To get there, the Beavers need to have a few key questions answered.
Brandin Cooks is gone to the NFL.
Cooks, who is now with the New Orleans Saints, won the Biletnikoff Award after catching 128 passes for 1,730 yards and 16 touchdowns.
Richard Mullaney started for OSU last season and caught 52 passes. Victor Bolden is also expected to show his speed.
“There are a lot of guys coming off a redshirt as well,” Mannion said. “A young kid named Hunter Jarmon, a really smooth kid. A guy like Jordan Villamin, who is just getting his first chance to play (and) is a real big target.
“I don’t know if it will be one guy, but more of a group effort. We don’t have to replace Brandin with another Brandin. We have to replace his production somehow and I think that will be a group effort.”
The injury-riddled offensive line needs to be sorted out by the end of fall camp.
Starting center Isaac Seumalo has been hobbled by a foot injury since the Hawaii Bowl and Riley said he should be ready at least early in the season.
Seumalo might be moved to solidify the line.
“I would like to think we might play him at guard or tackle,” Riley said. “He has the intelligence and ability to do that. I think that we have actually two guys that can play center, but I’m thinking about possibly (Sean) Harlow and Seumalo at guard. I’d like that picture physically inside against all the interior guys that we see in there.
“As long as ... we find the right and left tackle. We have three guys there, I don’t know if any one of them will be ready to start this year. So that will play a big part in where Isaac goes and where Sean Harlow goes.”
The defense had some tough games last season, but the run defense should be shored up with a solid interior defensive line and an experienced group of linebackers.
Michael Doctor is back for his final season after sitting out most of the year with an ankle injury.
“It was kind of hurtful at moments, but I took the game and I looked at it from a coaching perspective and I tried to do whatever I can to coach young guys up,” Doctor said.
“We’ve got young guys that did a great job. Guys like Jabral Johnson, Rommel Mageo, Caleb Saulo. Those guys did a tremendous job stepping up and this year they’re going to help us with their experience.”
The Beavers will have Mannion back to lead the offense.
He’s getting plenty of preseason accolades and has put in quite a bit of work to prepare for his senior season.
“I think Sean could be in any conversation about quarterbacking in the country, frankly,” Riley said.
“He has been a gym rat from the moment he walked on to campus. They open the door for him at night in the summertime to watch film.”
It’s the studying and game planning that Mannion enjoys.

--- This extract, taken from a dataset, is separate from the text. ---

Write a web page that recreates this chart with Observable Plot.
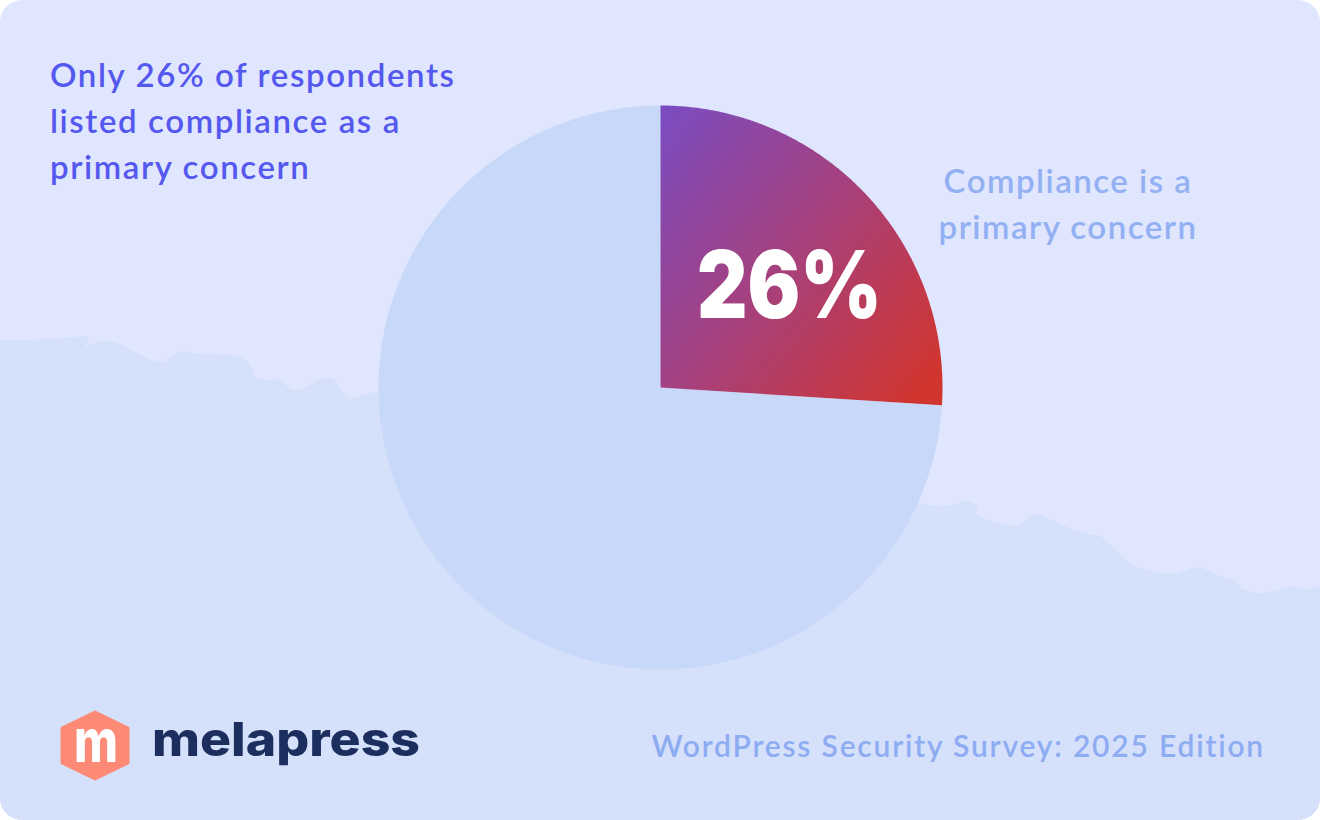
<!DOCTYPE html>
<html>
<head>
<meta charset="utf-8">
<script src="https://cdn.jsdelivr.net/npm/d3@7"></script>
<script src="https://cdn.jsdelivr.net/npm/@observablehq/plot@0.6"></script>
<style>
  html, body { margin: 0; padding: 0; background: #ffffff; }
  #card { position: relative; width: 1320px; height: 820px; border-radius: 22px; overflow: hidden; background: #dfe6fe; }
  #card svg { position: absolute; left: 0; top: 0; }
</style>
</head>
<body>
<div id="card"></div>
<script>
// ---- data ----
const categories = ["Compliance is a primary concern", "Not a primary concern"];
const values = [26, 74];
const headline = ["Only 26% of respondents", "listed compliance as a", "primary concern"];
const sliceLabel = ["Compliance is a", "primary concern"];
const valueLabel = "26%";
const brand = "melapress";
const footer = "WordPress Security Survey: 2025 Edition";

// ---- geometry via d3.pie (angles from values) ----
const W = 1320, H = 820, R = 282, CX = 660, CY = 387;
const arcs = d3.pie().sort(null).startAngle(0).endAngle(2 * Math.PI)(values);
function slicePoints(a, key) {
  const pts = [{x: 0, y: 0, key}];
  const n = 240;
  for (let i = 0; i <= n; i++) {
    const t = a.startAngle + (a.endAngle - a.startAngle) * i / n;
    pts.push({x: Math.sin(t), y: Math.cos(t), key});
  }
  pts.push({x: 0, y: 0, key});
  return pts;
}
const slices = arcs.map((a, i) => slicePoints(a, categories[i]));

const xHalf = (W / 2) / R;
const yMin = -(H - CY) / R, yMax = CY / R;

const svg = Plot.plot({
  width: W,
  height: H,
  margin: 0,
  style: {background: "transparent", overflow: "visible"},
  x: {domain: [-xHalf, xHalf], axis: null},
  y: {domain: [yMin, yMax], axis: null},
  marks: [
    Plot.line(slices[1], {x: "x", y: "y", fill: "#c8d8f9", stroke: "none", curve: "linear"}),
    Plot.line(slices[0], {x: "x", y: "y", fill: "url(#pieGrad)", stroke: "none", curve: "linear"})
  ]
});

const s = d3.select(svg);
// gradient
const defs = s.insert("defs", ":first-child");
const g = defs.append("linearGradient").attr("id", "pieGrad")
  .attr("x1", "0").attr("y1", "0").attr("x2", "1").attr("y2", "0.85");
g.append("stop").attr("offset", "0%").attr("stop-color", "#7a4cc2");
g.append("stop").attr("offset", "50%").attr("stop-color", "#a5417f");
g.append("stop").attr("offset", "100%").attr("stop-color", "#d03530");

// background wave (decoration)
s.insert("path", "defs + *")
  .attr("d", "M0,340 C30,341 60,338 88,336 C90,340 86,345 84,348 C92,345 100,338 112,342 C130,346 150,364 165,362 C172,356 178,348 190,352 C200,355 205,353 215,354 C235,355 250,358 252,368 C252,380 262,381 282,379 C286,386 290,392 300,390 C312,385 320,376 332,378 C340,382 343,400 352,399 C362,396 370,392 378,392 L918,503 C930,506 945,508 960,503 C966,499 970,500 977,505 C978,510 973,514 978,516 C990,521 1005,526 1017,526 C1025,520 1030,513 1040,515 C1055,520 1070,532 1100,536 C1115,545 1125,563 1140,568 C1155,572 1172,575 1180,573 C1190,568 1195,566 1205,569 C1215,573 1225,580 1236,580 C1237,588 1248,594 1265,593 C1280,590 1290,584 1305,589 C1310,591 1315,587 1320,586 L1320,820 L0,820 Z")
  .attr("fill", "#d5e0fb");

// texts
const font = "Lato, 'Noto Sans', sans-serif";
headline.forEach((t, i) => {
  s.append("text").attr("x", 50).attr("y", 87 + i * 46)
    .attr("text-anchor", "start")
    .attr("font-family", font).attr("font-weight", 600).attr("font-size", 33)
    .attr("letter-spacing", 1.6)
    .attr("fill", "#5558ef").text(t);
});
sliceLabel.forEach((t, i) => {
  s.append("text").attr("x", 1068).attr("y", 193 + i * 46)
    .attr("text-anchor", "middle")
    .attr("font-family", font).attr("font-weight", 600).attr("font-size", 33)
    .attr("letter-spacing", 1.5)
    .attr("fill", "#93b0f3").text(t);
});
s.append("text").attr("x", 697).attr("y", 318).attr("text-anchor", "start")
  .attr("font-family", "Inter, sans-serif").attr("font-weight", 900).attr("font-size", 93)
  .attr("textLength", 185).attr("lengthAdjust", "spacingAndGlyphs")
  .attr("fill", "#ffffff").text(valueLabel);
s.append("text").attr("x", 1265).attr("y", 757).attr("text-anchor", "end")
  .attr("font-family", font).attr("font-weight", 600).attr("font-size", 30)
  .attr("letter-spacing", 1.8)
  .attr("fill", "#8eacf2").text(footer);

// logo
s.append("polygon").attr("points", "95,712 128,728 128,763 95,779 62,763 62,728")
  .attr("fill", "#fd8a76").attr("stroke", "#fd8a76").attr("stroke-width", 3).attr("stroke-linejoin", "round");
s.append("text").attr("x", 74).attr("y", 762).attr("text-anchor", "start")
  .attr("font-family", "Inter, sans-serif").attr("font-weight", 800).attr("font-size", 60)
  .attr("textLength", 44).attr("lengthAdjust", "spacingAndGlyphs")
  .attr("fill", "#ffffff").text("m");
s.append("text").attr("x", 152).attr("y", 756).attr("text-anchor", "start")
  .attr("font-family", "Inter, sans-serif").attr("font-weight", 800).attr("font-size", 47)
  .attr("textLength", 268).attr("lengthAdjust", "spacingAndGlyphs")
  .attr("fill", "#1b2e5e").text(brand);

document.getElementById("card").appendChild(svg);
</script>
</body>
</html>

“I love it. I think that’s what makes the quarterback position so fun for me,” Mannion said. “It’s not just the physical aspect, obviously you need that, but the mental side of the game is such a huge part of it and that stuff where you can study all week and learn about your opponent, it can really give you an advantage.”
Mannion threw for 4,662 yards and 37 touchdowns in Riley’s pro-style offense.
“I think it is a little bit of a luxury for me, I don’t know if I would call it an advantage, to be in a pro-style system,” Mannion said.
“Coming out of of high school, I think it was the system that was right for me and looking back on it I couldn’t have made a better decision than to come to Oregon State. I think I’ve been able to grow and develop in it.”